Parker T. Williamson has won some time. The Permanent Judicial Commission of the Mid-Atlantic Synod has granted a stay of enforcement of a decision by Western North Carolina Presbytery involving Williamson.

What’s at dispute in the case is whether and on what terms Williamson can remain a member of Western North Carolina Presbytery.

On Jan. 31, the presbytery voted 150-106 that Williamson, chief executive officer of the Presbyterian Lay Committee and editor-in-chief of the Layman, does not have a ministry that is validated by the presbytery — a decision made after the presbytery’s Committee on Ministry accused the Layman of practicing “destructive” journalism.

The presbytery also granted Williamson “member-at-large” status, something he opposes. Williamson has been a member of the presbytery for more than 30 years — and he said during the meeting that making him a member-at-large would be an “oily compromise” that he considers unacceptable. Immediately after the vote, Williamson marched to the microphone and said he would seek a stay of enforcement.

Williamson apparently did not gather enough signatures — he needed one-third of those who’d voted at the meeting — to stay the presbytery’s action that way. But three members of the Permanent Judicial Commission of the Mid-Atlantic Synod have agreed to approve a stay, according to Roger Harp, the synod’s executive and stated clerk. Under the rules, that’s enough.
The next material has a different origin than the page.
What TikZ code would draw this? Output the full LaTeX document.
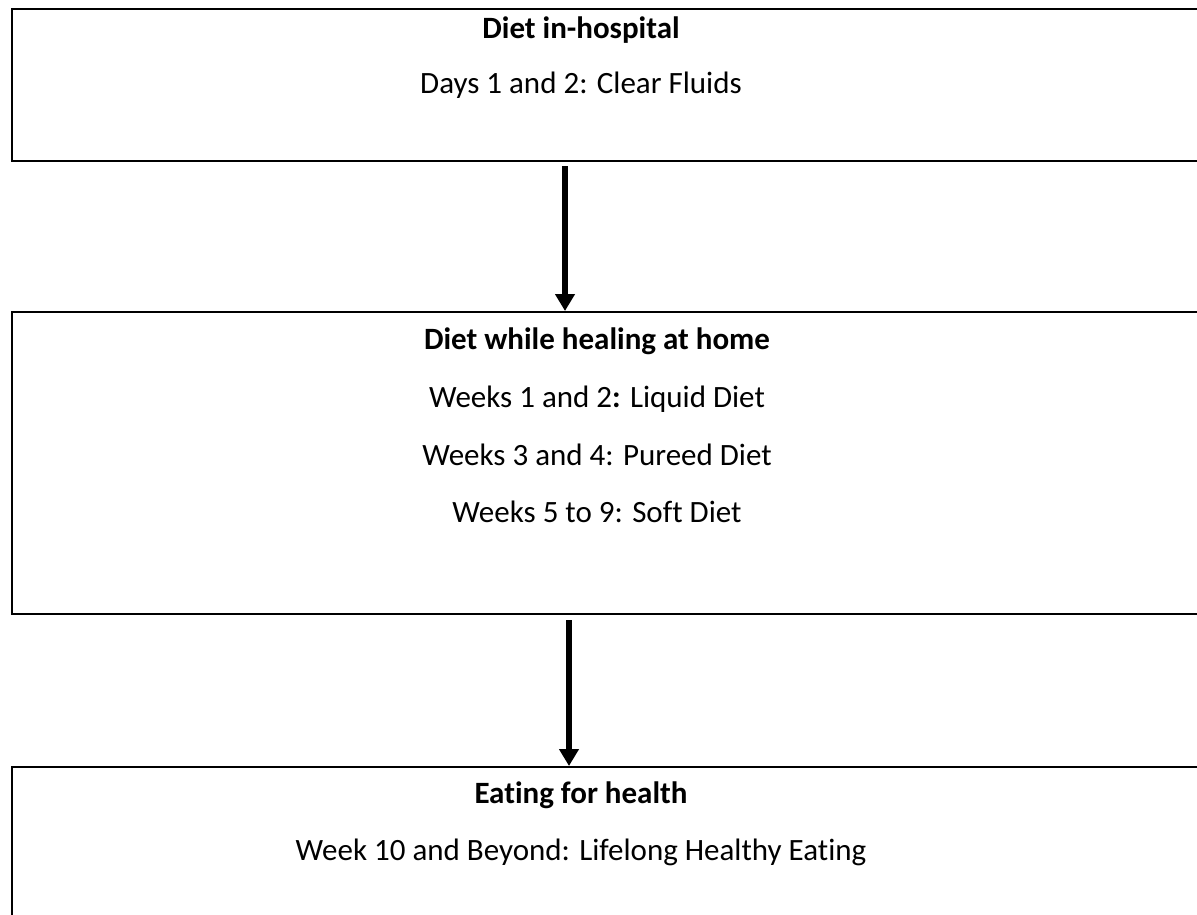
\documentclass[tikz,border=0pt]{standalone}
\usepackage{fontspec}
\setmainfont[Ligatures={NoCommon}]{Carlito}
\usetikzlibrary{arrows.meta}
\begin{document}
\begin{tikzpicture}[x=1pt,y=1pt,
  box/.style={draw=black,line width=2pt,rectangle,inner sep=0pt},
  txt/.style={anchor=base,inner sep=0pt,font=\fontsize{31}{36}\selectfont},
  btxt/.style={txt,font=\fontsize{31}{36}\selectfont\bfseries},
  arr/.style={draw=black,line width=6pt,-{Triangle[width=19pt,length=17pt]}}]
\useasboundingbox (0,0) rectangle (1197,-914);
\clip (0,0) rectangle (1197,-914);
\fill[white] (0,0) rectangle (1197,-914);
% boxes
\node[box,minimum width=1198pt,minimum height=152pt] (b1) at (611,-85) {};
\node[box,minimum width=1198pt,minimum height=302pt] (b2) at (611,-463) {};
\node[box,minimum width=1198pt,minimum height=180pt] (b3) at (611,-857) {};
% texts
\node[btxt] (t1) at (581,-38) {Diet in-hospital};
\node[txt] (t2) at (581,-93) {Days 1 and 2: Clear Fluids};
\node[btxt] (t3) at (597,-349) {Diet while healing at home};
\node[txt] (t4) at (597,-407) {Weeks 1 and 2\textbf{:} Liquid Diet};
\node[txt] (t5) at (597,-465) {Weeks 3 and 4: Pureed Diet};
\node[txt] (t6) at (597,-522) {Weeks 5 to 9: Soft Diet};
\node[btxt] (t7) at (581,-803) {Eating for health};
\node[txt] (t8) at (581,-860) {Week 10 and Beyond: Lifelong Healthy Eating};
% connectors
\coordinate (c1) at (565,0);
\coordinate (c2) at (569,0);
\draw[arr] ([yshift=-4pt]b1.south -| c1) -- (b2.north -| c1);
\draw[arr] ([yshift=-5pt]b2.south -| c2) -- (b3.north -| c2);
\end{tikzpicture}
\end{document}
The presbytery’s decision involving Williamson will be stayed until his Williamson’s complaint that the presbytery acted irregularly is heard in the Presbyterian Church (U.S.A.) courts.
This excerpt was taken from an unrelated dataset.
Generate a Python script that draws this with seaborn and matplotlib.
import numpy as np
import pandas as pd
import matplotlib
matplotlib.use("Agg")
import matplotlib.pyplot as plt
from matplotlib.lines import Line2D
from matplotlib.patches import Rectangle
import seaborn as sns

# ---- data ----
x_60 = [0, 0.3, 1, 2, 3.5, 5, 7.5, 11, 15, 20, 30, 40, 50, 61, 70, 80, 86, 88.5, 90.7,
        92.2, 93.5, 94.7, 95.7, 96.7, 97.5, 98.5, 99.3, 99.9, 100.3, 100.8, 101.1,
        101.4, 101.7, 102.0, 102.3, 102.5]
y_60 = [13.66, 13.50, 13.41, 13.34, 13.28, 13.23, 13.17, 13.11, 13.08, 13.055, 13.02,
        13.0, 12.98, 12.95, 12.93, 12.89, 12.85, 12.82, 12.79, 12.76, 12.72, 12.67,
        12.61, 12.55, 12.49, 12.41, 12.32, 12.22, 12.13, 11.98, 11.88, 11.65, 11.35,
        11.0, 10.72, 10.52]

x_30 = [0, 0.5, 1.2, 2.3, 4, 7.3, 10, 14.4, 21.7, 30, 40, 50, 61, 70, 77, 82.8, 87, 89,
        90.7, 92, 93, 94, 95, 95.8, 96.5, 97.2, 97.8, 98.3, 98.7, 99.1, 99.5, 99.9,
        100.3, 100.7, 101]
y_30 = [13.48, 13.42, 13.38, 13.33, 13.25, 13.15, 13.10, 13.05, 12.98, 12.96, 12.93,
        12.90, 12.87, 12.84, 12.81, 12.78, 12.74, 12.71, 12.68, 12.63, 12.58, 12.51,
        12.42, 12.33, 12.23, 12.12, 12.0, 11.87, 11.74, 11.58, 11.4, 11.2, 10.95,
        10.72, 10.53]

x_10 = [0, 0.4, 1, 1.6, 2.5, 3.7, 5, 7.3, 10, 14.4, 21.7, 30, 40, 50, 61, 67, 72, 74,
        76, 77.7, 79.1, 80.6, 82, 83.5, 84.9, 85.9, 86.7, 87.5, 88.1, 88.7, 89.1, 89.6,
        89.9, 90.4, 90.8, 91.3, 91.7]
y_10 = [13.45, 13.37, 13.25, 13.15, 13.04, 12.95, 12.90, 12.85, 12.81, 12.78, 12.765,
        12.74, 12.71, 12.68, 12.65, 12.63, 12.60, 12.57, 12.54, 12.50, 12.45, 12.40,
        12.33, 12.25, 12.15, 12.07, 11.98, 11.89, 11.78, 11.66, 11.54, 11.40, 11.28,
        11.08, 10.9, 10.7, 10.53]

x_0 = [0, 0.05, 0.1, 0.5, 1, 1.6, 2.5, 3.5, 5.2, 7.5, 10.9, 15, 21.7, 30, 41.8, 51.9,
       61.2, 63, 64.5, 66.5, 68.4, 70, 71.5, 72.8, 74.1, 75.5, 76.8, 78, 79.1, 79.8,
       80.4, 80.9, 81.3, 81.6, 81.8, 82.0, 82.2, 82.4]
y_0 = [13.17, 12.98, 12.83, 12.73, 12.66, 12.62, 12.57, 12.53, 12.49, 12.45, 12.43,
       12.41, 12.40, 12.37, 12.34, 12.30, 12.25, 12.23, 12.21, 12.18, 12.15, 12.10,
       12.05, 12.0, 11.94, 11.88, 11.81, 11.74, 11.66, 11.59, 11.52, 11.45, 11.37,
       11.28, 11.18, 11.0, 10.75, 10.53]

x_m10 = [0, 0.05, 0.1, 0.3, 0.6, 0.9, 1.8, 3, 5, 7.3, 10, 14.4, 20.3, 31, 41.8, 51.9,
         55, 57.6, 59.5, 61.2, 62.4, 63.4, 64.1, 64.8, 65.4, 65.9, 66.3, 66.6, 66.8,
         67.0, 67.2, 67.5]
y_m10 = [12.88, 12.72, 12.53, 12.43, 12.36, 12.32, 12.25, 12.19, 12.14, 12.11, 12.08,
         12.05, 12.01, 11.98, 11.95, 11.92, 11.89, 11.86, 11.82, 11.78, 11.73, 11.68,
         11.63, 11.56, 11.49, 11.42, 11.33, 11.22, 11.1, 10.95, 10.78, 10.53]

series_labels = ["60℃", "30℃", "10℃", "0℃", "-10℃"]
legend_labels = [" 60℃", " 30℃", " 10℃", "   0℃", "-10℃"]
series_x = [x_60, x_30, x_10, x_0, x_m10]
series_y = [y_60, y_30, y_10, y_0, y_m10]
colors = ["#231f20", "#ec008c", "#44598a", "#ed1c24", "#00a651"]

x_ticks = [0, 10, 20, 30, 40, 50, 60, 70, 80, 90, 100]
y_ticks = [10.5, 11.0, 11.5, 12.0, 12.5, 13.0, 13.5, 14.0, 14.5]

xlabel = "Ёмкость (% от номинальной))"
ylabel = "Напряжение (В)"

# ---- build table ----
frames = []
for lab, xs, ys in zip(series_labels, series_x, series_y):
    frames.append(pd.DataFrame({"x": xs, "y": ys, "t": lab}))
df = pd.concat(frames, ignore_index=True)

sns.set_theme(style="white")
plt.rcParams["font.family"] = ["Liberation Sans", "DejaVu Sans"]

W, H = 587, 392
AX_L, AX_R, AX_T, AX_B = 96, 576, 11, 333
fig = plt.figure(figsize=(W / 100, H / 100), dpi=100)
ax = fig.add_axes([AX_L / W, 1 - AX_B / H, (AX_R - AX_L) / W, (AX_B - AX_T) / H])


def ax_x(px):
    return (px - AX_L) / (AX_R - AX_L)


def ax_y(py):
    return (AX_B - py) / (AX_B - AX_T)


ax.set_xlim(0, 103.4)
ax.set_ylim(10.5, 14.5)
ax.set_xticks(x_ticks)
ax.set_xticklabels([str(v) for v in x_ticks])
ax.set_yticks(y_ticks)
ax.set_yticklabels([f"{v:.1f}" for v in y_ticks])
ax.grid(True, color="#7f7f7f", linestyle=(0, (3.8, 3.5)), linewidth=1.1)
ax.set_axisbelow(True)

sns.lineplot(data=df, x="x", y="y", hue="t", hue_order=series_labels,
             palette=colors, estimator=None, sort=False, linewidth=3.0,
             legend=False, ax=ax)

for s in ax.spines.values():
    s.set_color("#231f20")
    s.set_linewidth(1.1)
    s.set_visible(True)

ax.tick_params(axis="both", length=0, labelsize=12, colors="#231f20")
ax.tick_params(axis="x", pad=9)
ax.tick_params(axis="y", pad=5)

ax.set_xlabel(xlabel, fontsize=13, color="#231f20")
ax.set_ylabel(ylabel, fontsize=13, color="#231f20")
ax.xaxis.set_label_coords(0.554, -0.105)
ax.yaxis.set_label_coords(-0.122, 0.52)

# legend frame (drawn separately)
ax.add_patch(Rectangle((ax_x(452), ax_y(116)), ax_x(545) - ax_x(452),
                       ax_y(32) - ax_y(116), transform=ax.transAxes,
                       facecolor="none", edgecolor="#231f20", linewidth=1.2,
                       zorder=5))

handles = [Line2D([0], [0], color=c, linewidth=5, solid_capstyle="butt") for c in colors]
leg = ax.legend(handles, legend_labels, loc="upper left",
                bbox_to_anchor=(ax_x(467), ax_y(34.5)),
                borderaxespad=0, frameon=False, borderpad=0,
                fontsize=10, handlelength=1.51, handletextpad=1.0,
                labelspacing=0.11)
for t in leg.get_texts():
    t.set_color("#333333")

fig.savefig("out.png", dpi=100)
The Committee on Ministry of Western North Carolina Presbytery has argued that Williamson’s ministry should not be validated by the presbytery because the Layman, the privately funded newspaper of which he is editor-in-chief, has a history of “destructive tactics and unending attacks upon women and men who are seeking to do God’s work through the offices of the PC(USA).” The committee originally recommended that Williamson be put on inactive status — but that was amended to member-at-large status on the presbytery floor.
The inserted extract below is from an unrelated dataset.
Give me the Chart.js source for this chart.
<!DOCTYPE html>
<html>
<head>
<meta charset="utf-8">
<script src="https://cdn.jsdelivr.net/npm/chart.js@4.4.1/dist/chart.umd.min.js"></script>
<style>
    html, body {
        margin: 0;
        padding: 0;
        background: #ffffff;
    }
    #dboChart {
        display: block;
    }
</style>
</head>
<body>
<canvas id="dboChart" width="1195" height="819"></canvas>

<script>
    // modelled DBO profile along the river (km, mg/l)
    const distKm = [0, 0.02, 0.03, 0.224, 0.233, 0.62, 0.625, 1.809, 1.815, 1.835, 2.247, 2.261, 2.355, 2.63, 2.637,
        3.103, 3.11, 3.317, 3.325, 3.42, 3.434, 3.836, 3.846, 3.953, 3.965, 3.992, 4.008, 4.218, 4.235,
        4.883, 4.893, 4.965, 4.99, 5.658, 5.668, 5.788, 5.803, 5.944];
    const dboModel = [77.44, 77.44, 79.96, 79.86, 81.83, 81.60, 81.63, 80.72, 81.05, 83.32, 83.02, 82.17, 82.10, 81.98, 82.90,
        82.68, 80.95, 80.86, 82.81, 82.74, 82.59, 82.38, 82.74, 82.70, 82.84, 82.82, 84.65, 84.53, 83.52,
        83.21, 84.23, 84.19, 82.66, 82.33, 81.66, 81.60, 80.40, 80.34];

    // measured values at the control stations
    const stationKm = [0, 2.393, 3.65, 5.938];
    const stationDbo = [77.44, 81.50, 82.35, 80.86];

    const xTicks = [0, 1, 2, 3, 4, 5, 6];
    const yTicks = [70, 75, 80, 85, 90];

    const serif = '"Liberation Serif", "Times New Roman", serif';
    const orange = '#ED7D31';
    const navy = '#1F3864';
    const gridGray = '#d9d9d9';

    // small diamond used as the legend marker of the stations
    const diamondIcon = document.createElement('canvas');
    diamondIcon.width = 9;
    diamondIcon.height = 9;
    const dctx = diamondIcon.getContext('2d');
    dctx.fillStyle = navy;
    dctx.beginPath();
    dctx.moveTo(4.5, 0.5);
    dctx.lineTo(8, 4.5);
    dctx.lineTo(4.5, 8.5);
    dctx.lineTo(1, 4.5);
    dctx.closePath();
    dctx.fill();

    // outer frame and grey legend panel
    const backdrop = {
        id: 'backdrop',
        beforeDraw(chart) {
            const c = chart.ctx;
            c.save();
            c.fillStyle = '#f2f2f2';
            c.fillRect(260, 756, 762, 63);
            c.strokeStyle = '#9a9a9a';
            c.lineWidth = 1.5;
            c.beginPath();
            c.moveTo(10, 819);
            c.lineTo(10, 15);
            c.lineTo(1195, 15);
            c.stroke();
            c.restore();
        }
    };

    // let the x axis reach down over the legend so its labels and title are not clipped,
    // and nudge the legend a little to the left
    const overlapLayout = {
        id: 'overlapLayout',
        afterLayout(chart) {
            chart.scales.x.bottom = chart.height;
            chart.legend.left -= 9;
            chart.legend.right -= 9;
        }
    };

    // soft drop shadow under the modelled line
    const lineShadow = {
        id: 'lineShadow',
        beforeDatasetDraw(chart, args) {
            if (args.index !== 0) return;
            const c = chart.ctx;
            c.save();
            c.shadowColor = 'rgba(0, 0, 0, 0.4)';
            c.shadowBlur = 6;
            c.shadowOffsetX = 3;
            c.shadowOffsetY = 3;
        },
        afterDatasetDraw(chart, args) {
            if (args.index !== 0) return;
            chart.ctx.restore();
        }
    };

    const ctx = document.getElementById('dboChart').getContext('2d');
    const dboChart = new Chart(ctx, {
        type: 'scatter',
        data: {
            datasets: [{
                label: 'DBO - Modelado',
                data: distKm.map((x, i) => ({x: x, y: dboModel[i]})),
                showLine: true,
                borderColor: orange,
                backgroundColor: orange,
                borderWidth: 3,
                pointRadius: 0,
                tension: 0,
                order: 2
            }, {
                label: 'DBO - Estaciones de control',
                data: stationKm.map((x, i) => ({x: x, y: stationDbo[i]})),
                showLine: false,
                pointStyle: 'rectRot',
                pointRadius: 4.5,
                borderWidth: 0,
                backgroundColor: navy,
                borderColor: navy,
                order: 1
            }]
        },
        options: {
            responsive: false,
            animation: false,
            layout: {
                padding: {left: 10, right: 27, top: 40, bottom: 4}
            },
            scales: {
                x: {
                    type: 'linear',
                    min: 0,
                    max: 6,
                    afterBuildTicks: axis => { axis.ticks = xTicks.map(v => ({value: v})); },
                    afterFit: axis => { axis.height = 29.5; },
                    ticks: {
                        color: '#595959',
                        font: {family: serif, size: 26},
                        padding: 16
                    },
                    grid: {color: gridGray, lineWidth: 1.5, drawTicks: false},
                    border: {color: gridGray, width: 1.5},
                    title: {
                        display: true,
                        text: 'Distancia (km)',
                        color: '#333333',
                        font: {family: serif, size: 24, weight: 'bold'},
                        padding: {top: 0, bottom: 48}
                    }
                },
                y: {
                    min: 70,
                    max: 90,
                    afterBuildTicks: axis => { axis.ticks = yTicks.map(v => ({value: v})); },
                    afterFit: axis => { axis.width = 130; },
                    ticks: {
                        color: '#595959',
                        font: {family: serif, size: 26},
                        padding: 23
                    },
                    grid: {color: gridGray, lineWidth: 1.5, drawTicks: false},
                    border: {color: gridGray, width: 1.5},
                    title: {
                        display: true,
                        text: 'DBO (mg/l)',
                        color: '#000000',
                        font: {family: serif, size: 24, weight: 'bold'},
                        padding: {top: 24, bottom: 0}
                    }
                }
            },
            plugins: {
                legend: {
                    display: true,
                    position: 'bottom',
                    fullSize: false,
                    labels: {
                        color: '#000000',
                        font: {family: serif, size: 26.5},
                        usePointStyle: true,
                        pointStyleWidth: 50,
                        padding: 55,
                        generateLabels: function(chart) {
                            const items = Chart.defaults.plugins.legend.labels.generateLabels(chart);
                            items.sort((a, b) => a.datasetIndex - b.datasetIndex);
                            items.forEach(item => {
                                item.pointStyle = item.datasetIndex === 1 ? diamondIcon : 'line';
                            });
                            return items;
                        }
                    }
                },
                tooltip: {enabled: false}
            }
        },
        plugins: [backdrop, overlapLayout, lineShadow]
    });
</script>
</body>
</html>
Williamson disputed much of what the Committee on Ministry said.

In his appeal, Williamson contends, in part, that:

The Lay Committee provided material about its work that the Committee on Ministry and the presbytery’s Task Force on Validated Ministry did not read or consider;

The task force said Williamson’s work with the Lay Committee should not be validated because of the “character and conduct” of the Lay Committee’s ministry, but didn’t specify what it meant by that;

The Committee on Ministry met in closed session and did not meet with Williamson;

Williamson was not shown before the Jan. 31 presbytery meeting details of the Committee on Ministry’s presentation regarding why his ministry should not be validated, and he wasn’t given time to prepare a proper response to that presentation;

The presbytery’s Jan. 31 action violates the Book of Order provisions for granting member-at-large status.

The presbytery has not yet filed its response to Williamson’s complaint — once the complaint is properly filed, it has 45 days to do so.